Judy’s passion for cooking began with helping her grandmother make raisin oatmeal for breakfast. From there, she earned her first food service job at 15, was accepted to the world-famous Culinary Institute of America at 18 (where she graduated second in her class), and went on to the Fachschule Richemont in Switzerland, where she focused on pastry arts and baking. After a decade in food service for Hyatt Hotels, Judy launched Food and Health Communications to focus on flavor and health.
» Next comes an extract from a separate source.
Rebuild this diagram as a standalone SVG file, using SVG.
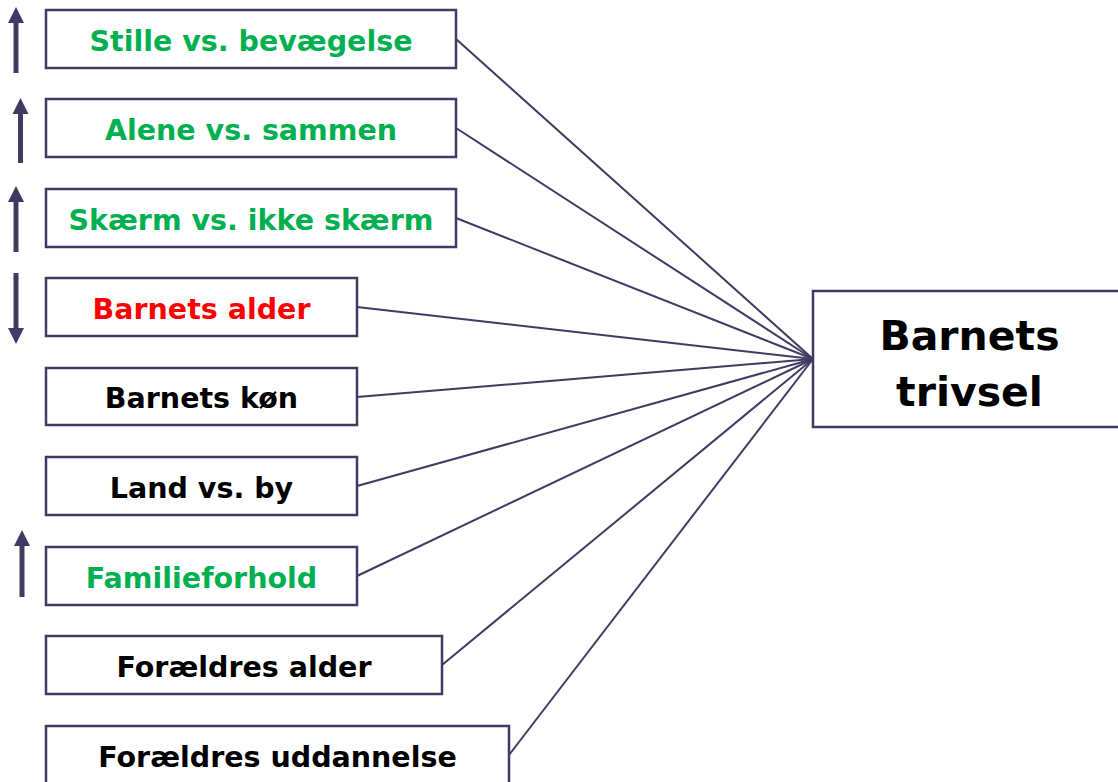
<svg xmlns="http://www.w3.org/2000/svg" width="1118" height="782" viewBox="0 0 1118 782">
<style>
.box{fill:#fff;stroke:#3F3B63;stroke-width:2.5}
.lbl{font-family:"DejaVu Sans",Verdana,sans-serif;font-weight:bold;font-size:28.5px;text-anchor:middle}
.big{font-size:41px}
.g{fill:#00B050}.r{fill:#FF0000}.k{fill:#000}
.con line{stroke:#3F3B63;stroke-width:2}
.arr{fill:#3F3B63}
</style>
<rect width="1118" height="782" fill="#fff"/>
<g id="connectors" class="con">
<line x1="456" y1="39" x2="813" y2="359"/>
<line x1="456" y1="128" x2="813" y2="359"/>
<line x1="456" y1="218" x2="813" y2="359"/>
<line x1="357" y1="307" x2="813" y2="359"/>
<line x1="357" y1="397" x2="813" y2="359"/>
<line x1="357" y1="486" x2="813" y2="359"/>
<line x1="357" y1="576" x2="813" y2="359"/>
<line x1="442" y1="665" x2="813" y2="359"/>
<line x1="509" y1="755" x2="813" y2="359"/>
</g>
<g id="arrows" class="arr">
<polygon points="13.5,73 18.5,73 18.5,23 24,23 16,7 8,23 13.5,23"/>
<polygon points="18,163 23,163 23,114 28.5,114 20.5,98 12.5,114 18,114"/>
<polygon points="13.5,252 18.5,252 18.5,202 24,202 16,186 8,202 13.5,202"/>
<polygon points="13.5,273 18.5,273 18.5,328 24,328 16,344 8,328 13.5,328"/>
<polygon points="19.5,597 24.5,597 24.5,546 30,546 22,530 14,546 19.5,546"/>
</g>
<g id="n1"><rect class="box" x="46" y="10" width="410" height="58"/><text class="lbl g" x="251" y="51">Stille vs. bevægelse</text></g>
<g id="n2"><rect class="box" x="46" y="99" width="410" height="58"/><text class="lbl g" x="251" y="140">Alene vs. sammen</text></g>
<g id="n3"><rect class="box" x="46" y="189" width="410" height="58"/><text class="lbl g" x="251" y="230">Skærm vs. ikke skærm</text></g>
<g id="n4"><rect class="box" x="46" y="278" width="311" height="58"/><text class="lbl r" x="201.5" y="319">Barnets alder</text></g>
<g id="n5"><rect class="box" x="46" y="368" width="311" height="57"/><text class="lbl k" x="201.5" y="408">Barnets køn</text></g>
<g id="n6"><rect class="box" x="46" y="457" width="311" height="58"/><text class="lbl k" x="201.5" y="498">Land vs. by</text></g>
<g id="n7"><rect class="box" x="46" y="547" width="311" height="58"/><text class="lbl g" x="201.5" y="588">Familieforhold</text></g>
<g id="n8"><rect class="box" x="46" y="636" width="396" height="58"/><text class="lbl k" x="244" y="677">Forældres alder</text></g>
<g id="n9"><rect class="box" x="46" y="726" width="463" height="60"/><text class="lbl k" x="277.5" y="767">Forældres uddannelse</text></g>
<g id="target"><rect class="box" x="813" y="291" width="313" height="136"/><text class="lbl big k" x="969.5" y="350">Barnets</text><text class="lbl big k" x="969.5" y="406">trivsel</text></g>
</svg>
She graduated with Summa Cum Laude distinction from Johnson and Wales University with a BS in Culinary Arts, holds a master’s degree in Food Business from the Culinary Institute of America, two art certificates from UC Berkeley Extension, and runs a food photography & motion studio where her love is creating fun recipes and content.

Judy received The Culinary Institute of America’s Pro Chef II certification, the American Culinary Federation Bronze Medal, Gold Medal, and ACF Chef of the Year. Her enthusiasm for eating nutritiously and deliciously leads her to constantly innovate and use the latest nutritional science and Dietary Guidelines to guide her creativity, from putting new twists on fajitas to adapting Italian brownies to include ingredients like toasted nuts and cooked honey. Judy’s publishing company, Food and Health Communications, is dedicated to her vision that everyone can make food that tastes as good as it is for you.